Barrio Sésamo no dejaba de ser un barrio obrero; de cuando los obreros eran clase media, para ser exactos, esa clase que empieza a estar en serio peligro de extinción. Lo cierto es que, sin barrios, ni país tenemos: entramos en una pseudocomunidad digital y perdemos el pulso de nuestra nación, nuestra ciudad, nuestro real medio. En Barrio Sésamo hay carpinteros, panaderos, gente que arregla cosas, y hay policías y bomberos que hasta dan los buenos días y se preocupan por que la buena vecindad prolifere. «Preparamos a los jóvenes para la vida más allá de la aldea no cerrándoles las puertas del mundo, sino preparándolos para llevar los valores y verdades aprendidos en sus familias y comunidades a la nación y al mundo en general», escribe Deneen en su texto, «y, esperamos, infundiendo en esos lugares un ethos de cuidado y compromiso que trascienda las generaciones». A eso es a lo que debemos retornar, empezando por nuestros televisores.

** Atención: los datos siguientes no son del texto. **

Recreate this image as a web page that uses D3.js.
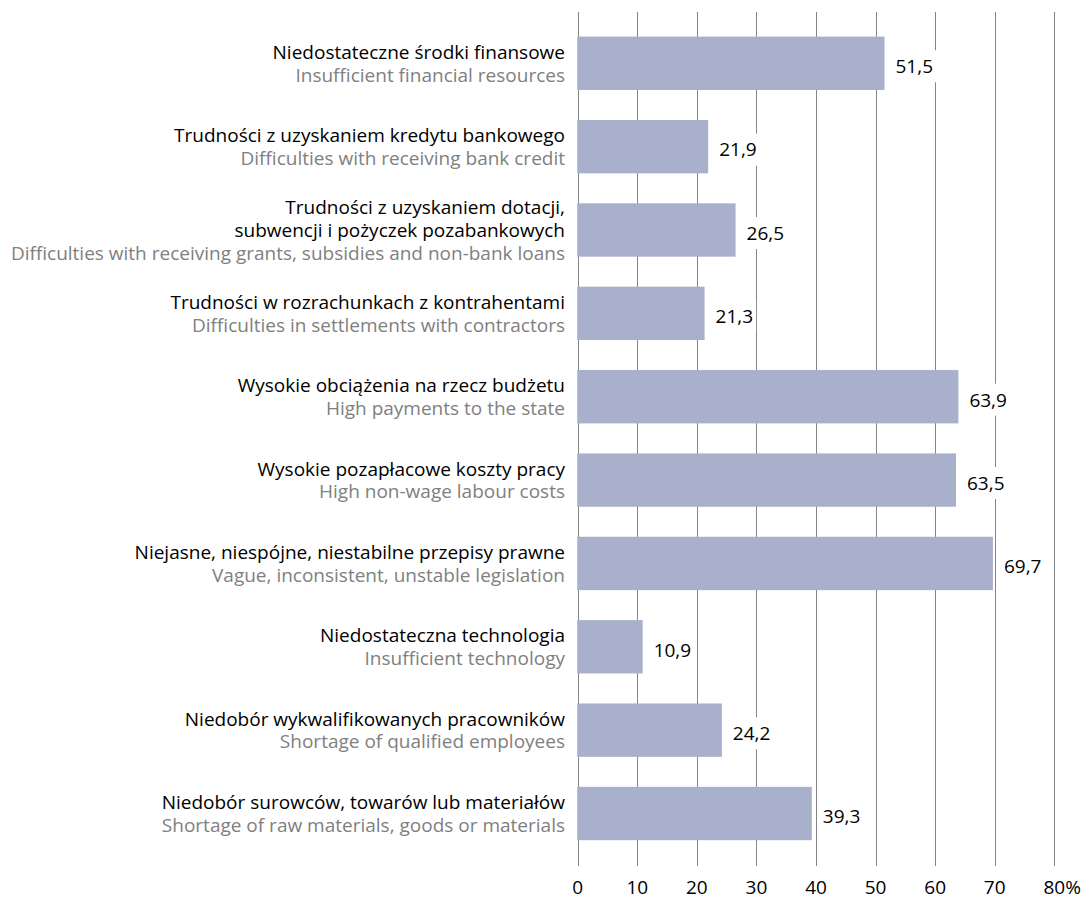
<!DOCTYPE html>
<html>
<head>
<meta charset="utf-8">
<script src="https://cdn.jsdelivr.net/npm/d3@7"></script>
<style>
  html, body { margin: 0; padding: 0; background: #fff; }
  svg { display: block; }
  text { font-family: "Open Sans", "Noto Sans", sans-serif; }
</style>
</head>
<body>
<svg id="chart" width="1082" height="900"></svg>
<script>
const labelsPl = [
  ["Niedostateczne środki finansowe"],
  ["Trudności z uzyskaniem kredytu bankowego"],
  ["Trudności z uzyskaniem dotacji,", "subwencji i pożyczek pozabankowych"],
  ["Trudności w rozrachunkach z kontrahentami"],
  ["Wysokie obciążenia na rzecz budżetu"],
  ["Wysokie pozapłacowe koszty pracy"],
  ["Niejasne, niespójne, niestabilne przepisy prawne"],
  ["Niedostateczna technologia"],
  ["Niedobór wykwalifikowanych pracowników"],
  ["Niedobór surowców, towarów lub materiałów"]
];
const labelsEn = [
  "Insufficient financial resources",
  "Difficulties with receiving bank credit",
  "Difficulties with receiving grants, subsidies and non-bank loans",
  "Difficulties in settlements with contractors",
  "High payments to the state",
  "High non-wage labour costs",
  "Vague, inconsistent, unstable legislation",
  "Insufficient technology",
  "Shortage of qualified employees",
  "Shortage of raw materials, goods or materials"
];
const values = [51.5, 21.9, 26.5, 21.3, 63.9, 63.5, 69.7, 10.9, 24.2, 39.3];
const tickValues = [0, 10, 20, 30, 40, 50, 60, 70, 80];
const tickLabels = ["0", "10", "20", "30", "40", "50", "60", "70", "80%"];

const svg = d3.select("#chart");
const fs = 19;
const lineH = 22.8;

const x = d3.scaleLinear().domain([0, 80]).range([577.7, 1054.3]);
const ids = d3.range(values.length);
const y = d3.scaleBand().domain(ids).range([21.6, 855.2]).paddingInner(0.36).paddingOuter(0.18);

// gridlines
svg.append("g").selectAll("line").data(tickValues).join("line")
  .attr("x1", d => Math.round(x(d)) + 0.5).attr("x2", d => Math.round(x(d)) + 0.5)
  .attr("y1", 12).attr("y2", 866)
  .attr("stroke", "#858585").attr("stroke-width", 1);

// tick labels
svg.append("g").selectAll("text").data(tickValues).join("text")
  .attr("x", d => x(d))
  .attr("y", 894)
  .attr("text-anchor", "middle")
  .attr("font-size", fs)
  .attr("fill", "#000")
  .each(function(d, i) {
    const t = d3.select(this);
    if (tickLabels[i].endsWith("%")) {
      // number stays centred on its gridline, the % sign hangs to the right
      t.text(String(d));
      t.attr("text-anchor", "start");
      const w = this.getComputedTextLength();
      t.attr("x", x(d) - w / 2);
      t.text(tickLabels[i]);
    } else {
      t.text(tickLabels[i]);
    }
  });

// bars
svg.append("g").selectAll("rect").data(values).join("rect")
  .attr("x", x(0) - 0.5)
  .attr("y", (d, i) => y(i))
  .attr("width", d => x(d) - x(0) + 0.5)
  .attr("height", y.bandwidth())
  .attr("fill", "#a9b0cc");

// value labels with white backing that interrupts the gridlines
const vg = svg.append("g");
values.forEach((d, i) => {
  const cy = y(i) + y.bandwidth() / 2 + 3;
  const g = vg.append("g");
  const bg = g.append("rect").attr("fill", "#fff");
  const t = g.append("text")
    .attr("x", x(d) + 11)
    .attr("y", cy)
    .attr("dy", "0.36em")
    .attr("font-size", fs)
    .attr("fill", "#000")
    .text(d3.format(".1f")(d).replace(".", ","));
  const w = t.node().getComputedTextLength();
  bg.attr("x", x(d) + 8).attr("y", cy - 16).attr("width", w + 6).attr("height", 32);
});

// category labels: one text element per category, lines as tspans
const lg = svg.append("g");
ids.forEach(i => {
  const lines = labelsPl[i].map(t => ({t, c: "#000"})).concat([{t: labelsEn[i], c: "#808080"}]);
  const cy = y(i) + y.bandwidth() / 2;
  const start = cy - (lines.length - 1) * lineH / 2;
  const txt = lg.append("text")
    .attr("text-anchor", "end")
    .attr("font-size", fs);
  lines.forEach((ln, k) => {
    txt.append("tspan")
      .attr("x", 565)
      .attr("y", start + k * lineH)
      .attr("dy", "0.36em")
      .attr("fill", ln.c)
      .text(ln.t);
  });
});
</script>
</body>
</html>
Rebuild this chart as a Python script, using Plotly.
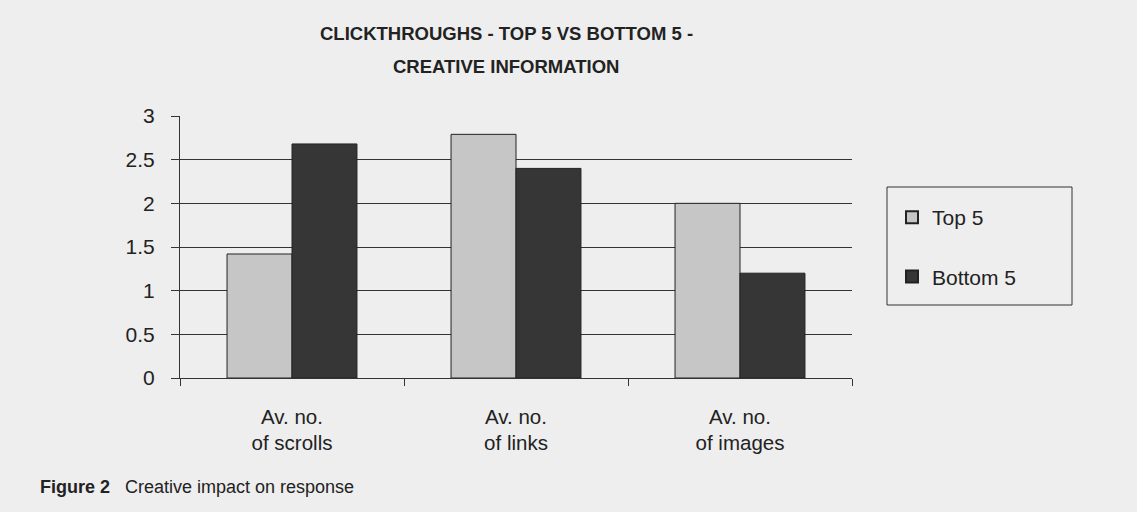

La idea, al parecer, es ir preparando al personal para que cuando crezca le cuadren las versiones seniors de los chef contest y «las operaciones para triunfar» y los «grandes hermanos» y el resto de las luchas a muerte en OK Corral que les esperan; que todos nos acostumbremos a esa distópica realidad en la que todos estamos contra todos y no hay posibilidad de cuidarnos e importarnos. Me parece tan mala idea que abogaría por una nueva versión de Barrio Sésamo en la que, para sorprender a los niños con un mundo nuevo y cálido, la gente se saludase y se mirase a la cara, en vez de estar cada cual a su respectivo smartphone y mirándose de reojo, como se mira a un competidor acérrimo.